Kaine answered press questions after his talk, revealing other bills the Senator would champion. One of those bills included the Jumpstart Our Businesses by Supporting Students or JOBS Act, which according to Kaine, will expand the Pell Grants for job training in STEM fields. Pell Grants are currently available for full and part-time students as well as students who are jailed.

The Senator also briefly mentioned a bill currently pending with the Senate Foreign Affairs Committee called the Taiwan Policy Act that would seek to calibrate the U.S./Taiwan relationship to help the latter country prepare to defend itself against China without, as the Senator said, “being provocative.” House Speaker Nancy Pelosi (D-Calif.) took a trip to Taiwan in early August that drew criticism from the government of the People’s Republic of China, which responded with publicly held military drills by its navy.

The committee is expected to discuss the bill when it convenes in September.

Potomac Local News also asked the Senator about the recently passed Inflation Reduction Act which was recently approved by the House of Representatives and is expected to be signed by President Biden. The bill seeks to curb inflation by reducing the federal deficit, lowering prescription drug costs, investing in domestic energy production, and promoting clean energy sources.

“I think the bill is going to help some key items. It’s not going to wave a magic wand over the short-term inflation rate,” said Kaine. “Although the fact the bill reduces the deficit by $300 billion over time will cause it to help inflation.”

One aspect of the bill that has drawn controversy is the addition of 87,000 new agents for the Internal Revenue Service.

“Many of those positions are for people who are leaving. Many of those are administrators and others,” said the Senator. “In terms of agents doing audits, it could be 20 or 30,000, and some of that is replacing vacant positions. There is also a guardrail up to make sure that audits that are done don’t affect people that make less than $400,000 a year.

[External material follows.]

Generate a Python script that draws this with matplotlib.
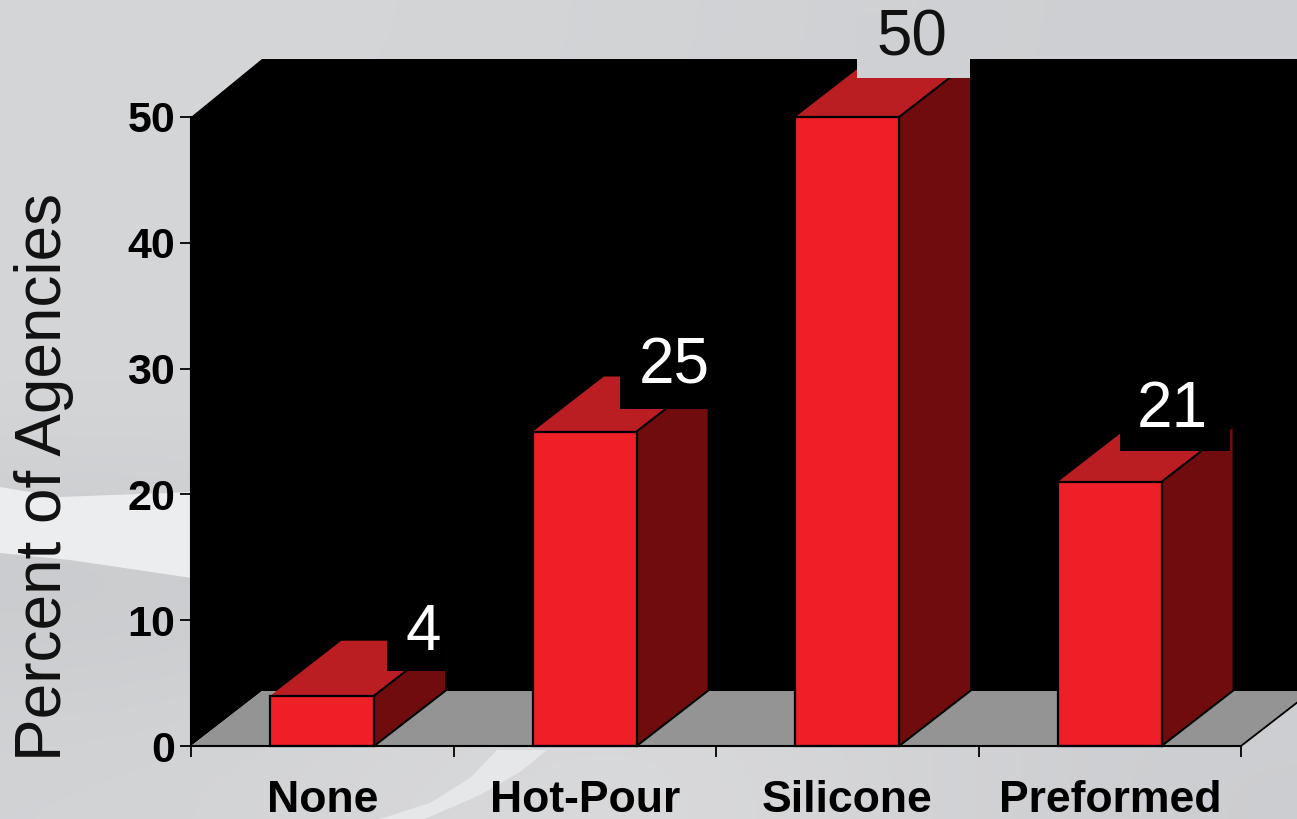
import numpy as np
import matplotlib
matplotlib.use("Agg")
import matplotlib.pyplot as plt
from matplotlib.patches import Polygon, Rectangle

categories = ["None", "Hot-Pour", "Silicone", "Preformed"]
values = [4, 25, 50, 21]
y_ticks = [0, 10, 20, 30, 40, 50]
y_label = "Percent of Agencies"

plt.rcParams["font.family"] = ["Liberation Sans", "DejaVu Sans"]
W, H = 1297, 819
fig = plt.figure(figsize=(W / 100, H / 100), dpi=100)

# background
bg = fig.add_axes([0, 0, 1, 1], zorder=0)
bg.set_xlim(0, W); bg.set_ylim(H, 0); bg.axis("off")
shade = np.array([
    [[213, 214, 216], [211, 212, 214], [206, 207, 210]],
    [[212, 213, 215], [209, 210, 213], [205, 206, 209]],
    [[214, 215, 217], [212, 213, 215], [207, 208, 211]],
    [[198, 200, 203], [212, 213, 215], [208, 209, 212]],
    [[210, 211, 213], [221, 221, 223], [204, 205, 208]],
]) / 255
bg.imshow(shade, extent=[0, W, H, 0], aspect="auto", interpolation="bicubic", zorder=0)
bg.add_patch(Polygon([(0, 487), (60, 497), (192, 492), (192, 578), (70, 560), (0, 553)],
                     fc="#ECEDEF", ec="none", zorder=1))
bg.add_patch(Polygon([(380, 819), (430, 803), (470, 778), (497, 750), (547, 750), (520, 772),
                      (480, 795), (425, 819)],
                     fc="#E6E7E8", ec="none", zorder=1))

# plot axes: front plane of the 3-D chart
ax = fig.add_axes([191 / W, 1 - 746 / H, 1050 / W, 629 / H], zorder=1)
ax.set_xlim(0, 4); ax.set_ylim(0, 50)
ax.patch.set_alpha(0)
PX = 4 / 1050; PY = 50 / 629
depth_x = 71 * PX; depth_y = 55 * PY
right = (1297 - 191) * PX
top = 50 + 58 * PY
edge_y = (right - 4) / depth_x * depth_y

ax.add_patch(Polygon([(0, 0), (0, 50), (depth_x, top), (right, top), (right, depth_y), (depth_x, depth_y)],
                     fc="black", ec="none", clip_on=False, zorder=1))
ax.add_patch(Polygon([(0, 0), (depth_x, depth_y), (right, depth_y), (right, edge_y), (4, 0)],
                     fc="#949494", ec="none", clip_on=False, zorder=2))
ax.plot([4, right], [0, edge_y], color="black", lw=1.3, clip_on=False, zorder=2)

bar_w = 0.395
for i, v in enumerate(values):
    c = i + 0.5
    l, r = c - bar_w / 2, c + bar_w / 2
    ax.add_patch(Polygon([(l, v), (l + depth_x, v + depth_y), (r + depth_x, v + depth_y), (r, v)],
                         fc="#BA1D22", ec="none", clip_on=False, zorder=3))
    ax.add_patch(Polygon([(r, 0), (r + depth_x, depth_y), (r + depth_x, v + depth_y), (r, v)],
                         fc="#700C0D", ec="none", clip_on=False, zorder=3))
    ax.plot([r, r + depth_x], [0, depth_y], color="black", lw=1.5, clip_on=False, zorder=4)
    ax.plot([r, r + depth_x], [v, v + depth_y], color="black", lw=1.5, clip_on=False, zorder=4)
    ax.add_patch(Rectangle((l, 0), bar_w, v, fc="#EE1F26", ec="black", lw=1.6, clip_on=False, zorder=5))

# value labels: box and text placed relative to each bar (pixel offsets from bar centre / top)
box_l = [65, 35, 10, 10]
box_r = [123, 124, 123, 120]
box_b = [25, 23, 39, 31]
text_dx = [101, 90, 65, 63]
text_dy = [68, 70, 84, 77]
box_c = ["black", "black", "#CFD0D3", "black"]
text_c = ["white", "white", "#111111", "white"]
for i, v in enumerate(values):
    c = i + 0.5
    ax.add_patch(Rectangle((c + box_l[i] * PX, v + box_b[i] * PY), (box_r[i] - box_l[i]) * PX, 65 * PY,
                           fc=box_c[i], ec="none", clip_on=False, zorder=6))
    ax.text(c + text_dx[i] * PX, v + (text_dy[i] - 5) * PY, str(v), ha="center", va="center",
            fontsize=46, color=text_c[i], clip_on=False, zorder=7)

# axes
for s in ["top", "right"]:
    ax.spines[s].set_visible(False)
for s in ["left", "bottom"]:
    ax.spines[s].set_linewidth(1.5)
    ax.spines[s].set_zorder(8)
ax.set_yticks(y_ticks)
ax.set_xticks(range(5))
ax.set_xticklabels([])
ax.tick_params(axis="both", length=8, width=1.3, color="black")
ax.tick_params(axis="y", labelsize=31, pad=3.5)
for t in ax.get_yticklabels():
    t.set_fontweight("bold")
for i, name in enumerate(categories):
    ax.text(i + 0.5, -54 * PY, name, ha="center", va="center", fontsize=32, fontweight="bold",
            color="black", clip_on=False)
fig.text(44 / W, 1 - 477 / H, y_label, rotation=90, ha="center", va="center", fontsize=46, color="#111111", zorder=3)

fig.savefig("out.png", dpi=100)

Republicans seeking seats in the November General Election criticized the IRS expansion. “The package raises taxes on low- and middle-income Americans hires 87,000 IRS agents who will target small businesses and families struggling to make ends meet, and forces Green New Deal policies that cripple American energy independence,” said Yesli Vega, whose running to unseat incumbent Abigail Spanberger in Virginia’s 7th House District, in eastern Prince William and Stafford County.

Kaine further elaborates that the bill seeks to protect people making less than $400,000 a year from companies or wealthy persons that scheme to get out of paying taxes by dipping into the coffers of workers.

The Senator’s tour of the Micron facility was part of a tour that included stops in Winchester to discuss the JOBS Act with public school leaders, a visit to a water treatment plant in Frederick County that Kaine assisted in appropriating $3.6 million in federal funding for the plant.